▶ [WORK TO BE COMPLETED]
Set aside the pictures and output only the lines from the one containing "What matplotlib code" up to and including the one containing "H = [0.148, 0.199, 0.916, 0.166, 0.0, 0.179, 0.253]".

▶ [SUPPLIED DATA]
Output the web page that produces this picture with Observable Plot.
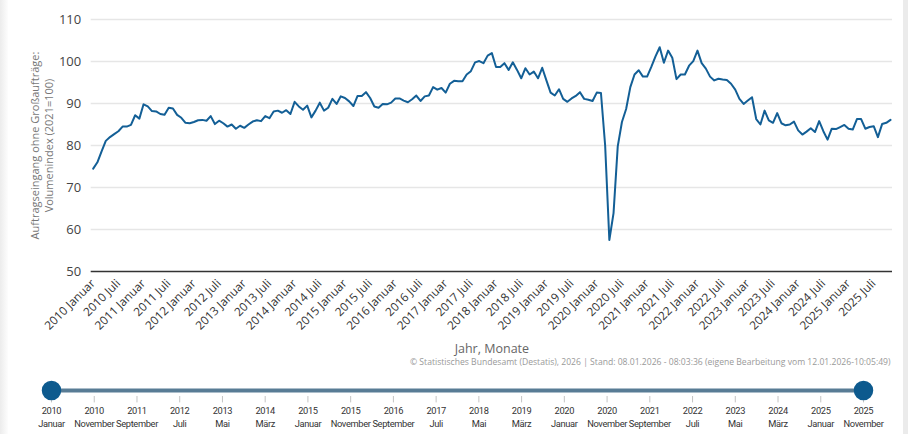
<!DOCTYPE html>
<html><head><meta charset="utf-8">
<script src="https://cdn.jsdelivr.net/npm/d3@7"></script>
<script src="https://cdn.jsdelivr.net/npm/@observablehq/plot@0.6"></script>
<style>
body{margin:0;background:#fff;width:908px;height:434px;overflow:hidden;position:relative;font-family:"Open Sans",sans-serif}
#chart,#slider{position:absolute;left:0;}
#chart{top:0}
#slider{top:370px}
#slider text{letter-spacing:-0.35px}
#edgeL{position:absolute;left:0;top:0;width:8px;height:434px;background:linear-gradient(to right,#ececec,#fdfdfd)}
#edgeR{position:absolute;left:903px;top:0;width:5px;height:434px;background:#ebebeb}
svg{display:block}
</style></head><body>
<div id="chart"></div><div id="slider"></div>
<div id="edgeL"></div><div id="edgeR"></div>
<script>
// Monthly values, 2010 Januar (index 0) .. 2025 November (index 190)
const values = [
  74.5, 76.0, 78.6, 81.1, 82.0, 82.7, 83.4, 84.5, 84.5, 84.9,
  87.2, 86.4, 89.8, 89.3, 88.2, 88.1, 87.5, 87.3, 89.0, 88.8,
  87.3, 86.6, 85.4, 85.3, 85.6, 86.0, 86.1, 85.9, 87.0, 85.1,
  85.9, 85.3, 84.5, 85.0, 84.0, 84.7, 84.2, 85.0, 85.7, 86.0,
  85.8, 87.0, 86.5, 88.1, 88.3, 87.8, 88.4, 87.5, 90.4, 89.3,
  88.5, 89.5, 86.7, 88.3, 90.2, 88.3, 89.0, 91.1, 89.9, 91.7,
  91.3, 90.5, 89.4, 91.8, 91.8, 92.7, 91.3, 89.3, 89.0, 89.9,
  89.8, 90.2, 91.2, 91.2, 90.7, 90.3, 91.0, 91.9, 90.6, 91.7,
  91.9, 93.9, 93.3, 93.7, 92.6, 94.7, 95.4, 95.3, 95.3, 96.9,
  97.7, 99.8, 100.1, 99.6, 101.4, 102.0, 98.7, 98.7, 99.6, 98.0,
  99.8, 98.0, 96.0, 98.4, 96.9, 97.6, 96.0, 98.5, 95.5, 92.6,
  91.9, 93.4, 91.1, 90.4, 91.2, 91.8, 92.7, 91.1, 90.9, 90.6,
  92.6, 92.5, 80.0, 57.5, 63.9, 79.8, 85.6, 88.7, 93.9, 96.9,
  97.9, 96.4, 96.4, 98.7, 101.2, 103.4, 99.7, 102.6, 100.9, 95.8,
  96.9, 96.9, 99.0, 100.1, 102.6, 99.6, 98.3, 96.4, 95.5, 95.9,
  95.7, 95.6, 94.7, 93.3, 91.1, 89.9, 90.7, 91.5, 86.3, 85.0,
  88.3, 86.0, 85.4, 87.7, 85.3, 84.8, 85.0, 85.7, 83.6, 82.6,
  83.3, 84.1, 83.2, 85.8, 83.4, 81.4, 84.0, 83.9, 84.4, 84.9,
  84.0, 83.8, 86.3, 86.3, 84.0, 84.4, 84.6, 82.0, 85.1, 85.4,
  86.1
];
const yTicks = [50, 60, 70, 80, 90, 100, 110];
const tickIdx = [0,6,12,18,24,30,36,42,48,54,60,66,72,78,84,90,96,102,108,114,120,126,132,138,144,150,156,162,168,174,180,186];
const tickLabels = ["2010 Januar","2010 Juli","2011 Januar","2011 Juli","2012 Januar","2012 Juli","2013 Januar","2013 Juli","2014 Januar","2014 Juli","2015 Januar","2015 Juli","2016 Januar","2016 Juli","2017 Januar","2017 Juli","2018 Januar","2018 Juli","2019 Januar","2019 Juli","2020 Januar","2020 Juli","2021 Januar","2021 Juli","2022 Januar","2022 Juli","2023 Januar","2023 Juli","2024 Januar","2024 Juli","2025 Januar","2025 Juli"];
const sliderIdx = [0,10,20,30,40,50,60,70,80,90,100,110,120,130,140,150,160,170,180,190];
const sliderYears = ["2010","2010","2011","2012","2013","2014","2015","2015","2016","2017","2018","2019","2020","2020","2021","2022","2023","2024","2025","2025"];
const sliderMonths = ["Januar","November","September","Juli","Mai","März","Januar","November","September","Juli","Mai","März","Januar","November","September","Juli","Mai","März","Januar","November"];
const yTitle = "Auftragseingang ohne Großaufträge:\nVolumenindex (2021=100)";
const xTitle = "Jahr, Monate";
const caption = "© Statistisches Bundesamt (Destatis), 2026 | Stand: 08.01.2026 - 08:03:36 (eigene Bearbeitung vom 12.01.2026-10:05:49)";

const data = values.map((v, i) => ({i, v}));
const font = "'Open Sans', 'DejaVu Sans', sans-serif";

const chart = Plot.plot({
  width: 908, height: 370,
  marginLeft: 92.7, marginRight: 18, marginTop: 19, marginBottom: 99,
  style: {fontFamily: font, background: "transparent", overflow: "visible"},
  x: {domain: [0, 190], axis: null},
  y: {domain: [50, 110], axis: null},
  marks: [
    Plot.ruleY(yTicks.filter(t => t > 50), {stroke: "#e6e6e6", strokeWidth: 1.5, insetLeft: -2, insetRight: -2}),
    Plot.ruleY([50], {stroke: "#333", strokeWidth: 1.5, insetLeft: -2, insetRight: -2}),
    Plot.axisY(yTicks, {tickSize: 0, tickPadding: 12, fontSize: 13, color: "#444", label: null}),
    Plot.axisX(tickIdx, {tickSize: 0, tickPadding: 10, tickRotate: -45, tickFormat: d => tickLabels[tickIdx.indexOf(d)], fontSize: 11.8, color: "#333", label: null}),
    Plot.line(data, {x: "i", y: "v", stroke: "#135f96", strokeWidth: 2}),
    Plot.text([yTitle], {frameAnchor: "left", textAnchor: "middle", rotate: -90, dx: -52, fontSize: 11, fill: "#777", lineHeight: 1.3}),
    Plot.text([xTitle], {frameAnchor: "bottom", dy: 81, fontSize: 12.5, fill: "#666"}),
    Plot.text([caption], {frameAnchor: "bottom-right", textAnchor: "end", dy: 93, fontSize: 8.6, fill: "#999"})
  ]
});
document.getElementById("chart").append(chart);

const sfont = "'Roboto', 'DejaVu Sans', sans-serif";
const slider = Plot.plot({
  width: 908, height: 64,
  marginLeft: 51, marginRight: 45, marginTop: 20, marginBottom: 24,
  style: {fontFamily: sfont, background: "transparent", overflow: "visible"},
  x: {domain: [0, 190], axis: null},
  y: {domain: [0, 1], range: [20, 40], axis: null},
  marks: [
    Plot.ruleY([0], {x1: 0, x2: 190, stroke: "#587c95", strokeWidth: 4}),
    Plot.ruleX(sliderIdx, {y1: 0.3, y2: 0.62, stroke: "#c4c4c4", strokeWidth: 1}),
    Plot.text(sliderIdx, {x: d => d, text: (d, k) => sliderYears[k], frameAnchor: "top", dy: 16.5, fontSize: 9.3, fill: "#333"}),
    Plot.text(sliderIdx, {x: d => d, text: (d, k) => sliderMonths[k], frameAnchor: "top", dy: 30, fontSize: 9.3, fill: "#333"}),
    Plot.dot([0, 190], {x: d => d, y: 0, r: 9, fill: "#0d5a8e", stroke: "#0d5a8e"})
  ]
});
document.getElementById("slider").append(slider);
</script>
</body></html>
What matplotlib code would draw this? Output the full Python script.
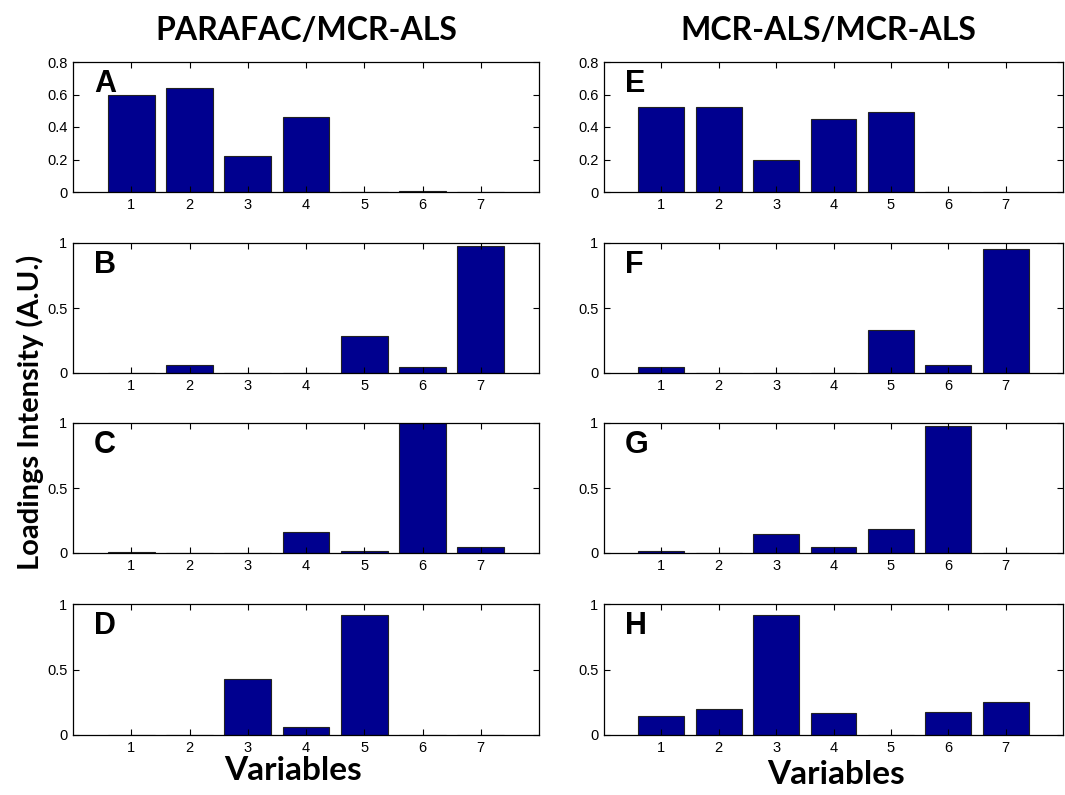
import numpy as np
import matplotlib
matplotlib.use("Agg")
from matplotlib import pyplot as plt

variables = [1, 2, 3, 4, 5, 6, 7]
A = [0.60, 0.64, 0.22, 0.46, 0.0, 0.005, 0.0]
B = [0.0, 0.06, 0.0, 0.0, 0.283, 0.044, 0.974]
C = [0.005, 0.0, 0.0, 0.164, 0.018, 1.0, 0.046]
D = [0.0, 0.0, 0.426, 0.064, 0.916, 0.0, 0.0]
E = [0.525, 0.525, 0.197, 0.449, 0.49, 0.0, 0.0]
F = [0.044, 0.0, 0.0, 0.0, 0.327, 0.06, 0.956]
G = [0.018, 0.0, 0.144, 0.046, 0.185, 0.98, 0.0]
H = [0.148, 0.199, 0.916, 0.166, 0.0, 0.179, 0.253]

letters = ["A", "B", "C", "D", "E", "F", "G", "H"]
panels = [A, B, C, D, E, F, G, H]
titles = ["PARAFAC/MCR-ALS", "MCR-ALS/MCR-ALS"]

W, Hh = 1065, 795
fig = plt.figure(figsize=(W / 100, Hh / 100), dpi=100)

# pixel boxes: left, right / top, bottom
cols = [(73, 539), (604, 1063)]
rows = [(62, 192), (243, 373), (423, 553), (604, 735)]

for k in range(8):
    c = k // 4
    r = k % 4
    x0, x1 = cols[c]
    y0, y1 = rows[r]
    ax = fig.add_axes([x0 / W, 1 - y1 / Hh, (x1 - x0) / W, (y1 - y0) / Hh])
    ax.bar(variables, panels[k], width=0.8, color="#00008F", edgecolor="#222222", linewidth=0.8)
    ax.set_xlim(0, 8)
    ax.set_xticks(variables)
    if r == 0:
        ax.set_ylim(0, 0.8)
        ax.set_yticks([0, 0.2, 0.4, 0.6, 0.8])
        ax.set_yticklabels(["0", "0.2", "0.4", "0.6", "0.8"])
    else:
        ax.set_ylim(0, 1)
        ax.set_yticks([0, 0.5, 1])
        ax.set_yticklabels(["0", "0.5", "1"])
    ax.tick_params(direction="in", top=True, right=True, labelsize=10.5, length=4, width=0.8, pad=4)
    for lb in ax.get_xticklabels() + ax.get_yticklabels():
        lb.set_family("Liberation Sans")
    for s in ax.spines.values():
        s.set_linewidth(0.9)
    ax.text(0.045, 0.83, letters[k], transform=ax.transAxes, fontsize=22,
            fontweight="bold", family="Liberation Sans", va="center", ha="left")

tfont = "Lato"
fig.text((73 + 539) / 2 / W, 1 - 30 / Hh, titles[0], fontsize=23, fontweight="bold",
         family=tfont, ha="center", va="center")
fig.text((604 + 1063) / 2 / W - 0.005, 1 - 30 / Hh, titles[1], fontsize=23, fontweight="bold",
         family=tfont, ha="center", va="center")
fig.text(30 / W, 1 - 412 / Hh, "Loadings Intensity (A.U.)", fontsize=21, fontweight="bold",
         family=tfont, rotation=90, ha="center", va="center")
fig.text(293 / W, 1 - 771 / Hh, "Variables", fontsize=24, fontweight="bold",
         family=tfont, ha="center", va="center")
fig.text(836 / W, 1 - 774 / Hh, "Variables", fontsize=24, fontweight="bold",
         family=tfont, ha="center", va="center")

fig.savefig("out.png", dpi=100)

▶ [CORRECT RESPONSE]
What matplotlib code would draw this? Output the full Python script.
import numpy as np
import matplotlib
matplotlib.use("Agg")
from matplotlib import pyplot as plt

variables = [1, 2, 3, 4, 5, 6, 7]
A = [0.60, 0.64, 0.22, 0.46, 0.0, 0.005, 0.0]
B = [0.0, 0.06, 0.0, 0.0, 0.283, 0.044, 0.974]
C = [0.005, 0.0, 0.0, 0.164, 0.018, 1.0, 0.046]
D = [0.0, 0.0, 0.426, 0.064, 0.916, 0.0, 0.0]
E = [0.525, 0.525, 0.197, 0.449, 0.49, 0.0, 0.0]
F = [0.044, 0.0, 0.0, 0.0, 0.327, 0.06, 0.956]
G = [0.018, 0.0, 0.144, 0.046, 0.185, 0.98, 0.0]
H = [0.148, 0.199, 0.916, 0.166, 0.0, 0.179, 0.253]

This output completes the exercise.